• **GIVEN TASK**
Your task is to quote the listing below exactly, beginning with its first line and ending on the line bearing "(home) [baselabel] at".

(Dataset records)
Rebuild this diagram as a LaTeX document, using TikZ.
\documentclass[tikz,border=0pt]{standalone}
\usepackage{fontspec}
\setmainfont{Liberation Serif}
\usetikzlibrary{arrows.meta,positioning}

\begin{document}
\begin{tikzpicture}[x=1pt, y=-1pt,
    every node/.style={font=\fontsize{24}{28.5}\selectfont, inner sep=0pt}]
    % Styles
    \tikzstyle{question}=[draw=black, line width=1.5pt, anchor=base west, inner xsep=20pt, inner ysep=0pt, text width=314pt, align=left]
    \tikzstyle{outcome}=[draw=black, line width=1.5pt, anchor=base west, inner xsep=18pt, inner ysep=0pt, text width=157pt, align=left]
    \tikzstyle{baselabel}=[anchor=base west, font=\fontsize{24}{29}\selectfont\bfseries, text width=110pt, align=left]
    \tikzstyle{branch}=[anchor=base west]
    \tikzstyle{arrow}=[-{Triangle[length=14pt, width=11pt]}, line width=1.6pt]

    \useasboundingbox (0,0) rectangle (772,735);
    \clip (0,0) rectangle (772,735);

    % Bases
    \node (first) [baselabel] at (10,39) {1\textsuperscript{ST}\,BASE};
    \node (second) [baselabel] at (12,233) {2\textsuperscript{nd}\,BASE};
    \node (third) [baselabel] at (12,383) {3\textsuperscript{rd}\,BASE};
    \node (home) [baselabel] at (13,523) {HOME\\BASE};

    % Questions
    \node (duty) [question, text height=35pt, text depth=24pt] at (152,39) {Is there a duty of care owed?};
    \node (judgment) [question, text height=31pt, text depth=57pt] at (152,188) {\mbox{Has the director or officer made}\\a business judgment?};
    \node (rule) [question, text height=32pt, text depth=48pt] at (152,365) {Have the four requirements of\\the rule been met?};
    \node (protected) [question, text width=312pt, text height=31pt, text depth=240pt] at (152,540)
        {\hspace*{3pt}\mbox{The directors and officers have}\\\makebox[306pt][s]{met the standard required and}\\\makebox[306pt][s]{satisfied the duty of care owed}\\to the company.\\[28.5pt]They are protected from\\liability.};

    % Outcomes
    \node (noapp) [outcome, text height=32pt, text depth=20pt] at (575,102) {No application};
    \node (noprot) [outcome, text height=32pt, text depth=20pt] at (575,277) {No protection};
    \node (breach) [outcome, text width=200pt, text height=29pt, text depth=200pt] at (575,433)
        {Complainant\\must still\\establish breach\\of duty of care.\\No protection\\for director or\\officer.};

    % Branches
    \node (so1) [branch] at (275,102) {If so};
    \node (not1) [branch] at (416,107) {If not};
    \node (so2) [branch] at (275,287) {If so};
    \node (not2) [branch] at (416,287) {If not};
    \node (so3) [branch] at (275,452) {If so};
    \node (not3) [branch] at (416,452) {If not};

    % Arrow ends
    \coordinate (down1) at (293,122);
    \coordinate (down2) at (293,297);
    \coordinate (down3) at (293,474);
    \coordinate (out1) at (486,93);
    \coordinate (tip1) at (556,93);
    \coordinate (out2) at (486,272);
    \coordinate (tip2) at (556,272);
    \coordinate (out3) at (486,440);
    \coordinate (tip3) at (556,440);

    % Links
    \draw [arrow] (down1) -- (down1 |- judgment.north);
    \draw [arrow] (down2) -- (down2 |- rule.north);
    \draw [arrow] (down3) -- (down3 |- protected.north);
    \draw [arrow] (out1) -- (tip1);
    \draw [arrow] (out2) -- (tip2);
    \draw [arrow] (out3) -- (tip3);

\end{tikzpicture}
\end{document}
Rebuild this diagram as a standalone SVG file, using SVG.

• **FINISHED ANSWER**
Rebuild this diagram as a LaTeX document, using TikZ.
\documentclass[tikz,border=0pt]{standalone}
\usepackage{fontspec}
\setmainfont{Liberation Serif}
\usetikzlibrary{arrows.meta,positioning}

\begin{document}
\begin{tikzpicture}[x=1pt, y=-1pt,
    every node/.style={font=\fontsize{24}{28.5}\selectfont, inner sep=0pt}]
    % Styles
    \tikzstyle{question}=[draw=black, line width=1.5pt, anchor=base west, inner xsep=20pt, inner ysep=0pt, text width=314pt, align=left]
    \tikzstyle{outcome}=[draw=black, line width=1.5pt, anchor=base west, inner xsep=18pt, inner ysep=0pt, text width=157pt, align=left]
    \tikzstyle{baselabel}=[anchor=base west, font=\fontsize{24}{29}\selectfont\bfseries, text width=110pt, align=left]
    \tikzstyle{branch}=[anchor=base west]
    \tikzstyle{arrow}=[-{Triangle[length=14pt, width=11pt]}, line width=1.6pt]

    \useasboundingbox (0,0) rectangle (772,735);
    \clip (0,0) rectangle (772,735);

    % Bases
    \node (first) [baselabel] at (10,39) {1\textsuperscript{ST}\,BASE};
    \node (second) [baselabel] at (12,233) {2\textsuperscript{nd}\,BASE};
    \node (third) [baselabel] at (12,383) {3\textsuperscript{rd}\,BASE};
    \node (home) [baselabel] at (13,523) {HOME\\BASE};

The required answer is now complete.